What is the difference between style and patch type?
The patch type refers to the material (embroidered, PVC, chenille, woven, printed, leather), while style concerns how it looks and what it communicates. The same material can support different styles depending on shape, colours, graphics, and context.

How do I understand which style is right for my brand or club?
Start from the project identity, the audience, and the garments on which you will apply the patches. If the context is formal, the institutional style is the most natural; if you work in sports or motorcycling, you might lean towards sporty, biker, or tactical styles; if you are a fashion brand, the fashion/premium combination is likely the most coherent.

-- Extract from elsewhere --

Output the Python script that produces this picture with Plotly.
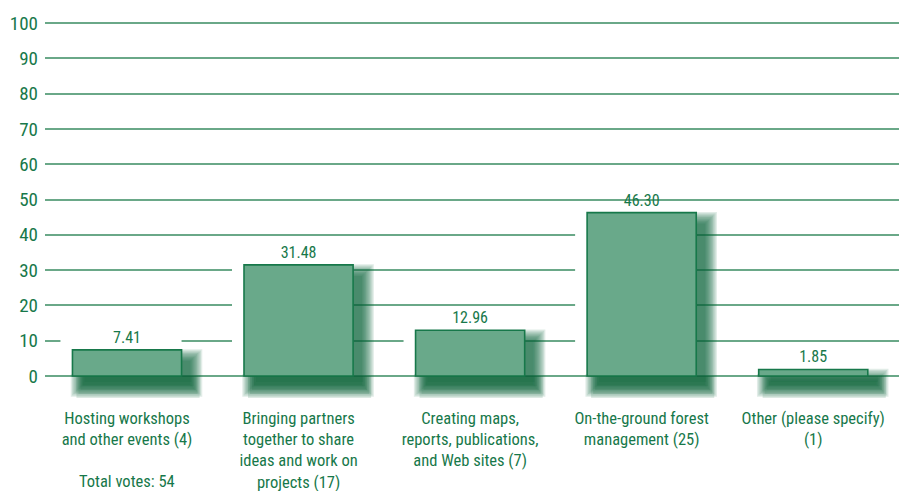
import plotly.graph_objects as go

categories = [
    "Hosting workshops<br>and other events (4)",
    "Bringing partners<br>together to share<br>ideas and work on<br>projects (17)",
    "Creating maps,<br>reports, publications,<br>and Web sites (7)",
    "On-the-ground forest<br>management (25)",
    "Other (please specify)<br>(1)",
]
values = [7.41, 31.48, 12.96, 46.30, 1.85]
value_labels = ["7.41", "31.48", "12.96", "46.30", "1.85"]
y_ticks = [0, 10, 20, 30, 40, 50, 60, 70, 80, 90, 100]
note = "Total votes: 54"

FONT = "Liberation Sans Narrow, Roboto Condensed, DejaVu Sans Condensed, Arial Narrow, sans-serif"
DARK = "#17784a"
FILL = "#69a98a"
GRID = "#6aa888"

# pixel -> data unit conversions for the decorative shadow/halo
PX_X = 1 / 171.5
PX_Y = 1 / 3.53

bw = 0.636
xs = list(range(len(categories)))
fig = go.Figure()

# blurred drop shadow, approximated by stacked translucent bars
for k in range(10):
    g = k * 1.3
    x0 = -bw / 2 + (10 - g) * PX_X
    x1 = bw / 2 + (9 + g) * PX_X
    y0 = -(9 + g) * PX_Y
    fig.add_trace(go.Bar(
        x=xs, y=[v - (11 - g) * PX_Y - y0 for v in values], base=[y0] * len(values),
        offset=x0, width=x1 - x0,
        marker=dict(color="rgba(12,100,54,0.12)", line_width=0),
        hoverinfo="skip",
    ))
# extra ground shadow just below the baseline
for k in range(5):
    g = k * 2.0
    x0 = -bw / 2 + (12 - g) * PX_X
    x1 = bw / 2 + (10 + g) * PX_X
    fig.add_trace(go.Bar(
        x=xs, y=[(6 + 2 * g) * PX_Y] * len(values),
        base=[-(6 + 2 * g) * PX_Y + 0.0 - 0.0 - 0.0] * len(values),
        offset=x0, width=x1 - x0,
        marker=dict(color="rgba(12,100,54,0.14)", line_width=0),
        hoverinfo="skip",
    ))
# white halo that interrupts gridlines on the left/top of each bar
hx0 = -bw / 2 - 12 * PX_X
fig.add_trace(go.Bar(
    x=xs, y=[v + 10 * PX_Y - 0.6 for v in values], base=[0.6] * len(values),
    offset=hx0, width=bw / 2 - hx0,
    marker=dict(color="white", line_width=0),
    hoverinfo="skip",
))

fig.add_trace(go.Bar(
    x=xs, y=values, width=bw,
    marker=dict(color=FILL, line=dict(color=DARK, width=1.6)),
    text=value_labels, textposition="outside", cliponaxis=False,
    textfont=dict(family=FONT, size=16, color=DARK),
    hoverinfo="skip",
))

fig.update_layout(
    width=899, height=491,
    margin=dict(l=45, r=0, t=10, b=91),
    plot_bgcolor="white", paper_bgcolor="white",
    showlegend=False, barmode="overlay",
    font=dict(family=FONT, color=DARK),
    xaxis=dict(
        range=[-0.478, 4.5], automargin=False,
        tickmode="array", tickvals=xs, ticktext=categories,
        showgrid=False, zeroline=False, showline=False, ticks="",
        tickfont=dict(family=FONT, size=16.5, color=DARK),
        ticklabelstandoff=6,
    ),
    yaxis=dict(
        range=[-6.8, 103.7], automargin=False,
        tickmode="array", tickvals=y_ticks, ticktext=[str(t) for t in y_ticks],
        showgrid=True, gridcolor=GRID, gridwidth=2,
        zeroline=False, showline=False, ticks="",
        tickfont=dict(family=FONT, size=19, color=DARK),
        ticklabelstandoff=6,
    ),
    annotations=[dict(
        text=note, x=0, y=0, xref="x", yref="paper", yanchor="top",
        yshift=-70, showarrow=False,
        font=dict(family=FONT, size=16.5, color=DARK),
    )],
)

fig.write_html("out.html")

Can I combine multiple styles on the same patches?
You can blend elements from different styles, but a clear direction is needed. For example, you can combine an institutional setting with premium details, or biker style with fashion accents. The important thing is that the final result is readable and coherent, not a random collage.

Can the same design be adapted to different styles?
Yes. A single logo can be interpreted in institutional, tactical, fashion, or premium ways simply by changing materials, colours, borders, and support type. This flexibility allows you to use the same visual identity in different contexts without losing recognisability.

Giving Visual Coherence to Your Patches

Understanding the styles of various custom patches means going beyond the idea of choosing a patch from a catalogue and starting to think in terms of identity, context, and visual strategy. When the style is coherent with who you are, who wears the patches, and the environment in which they will be seen, every patch stops being a simple accessory and becomes a powerful communication element. Whether you are working for a company, a motorcycle club, a sports team, a school, or a fashion brand, investing time in choosing the right style is the most effective way to transform a patch into a distinctive sign that stays in memory.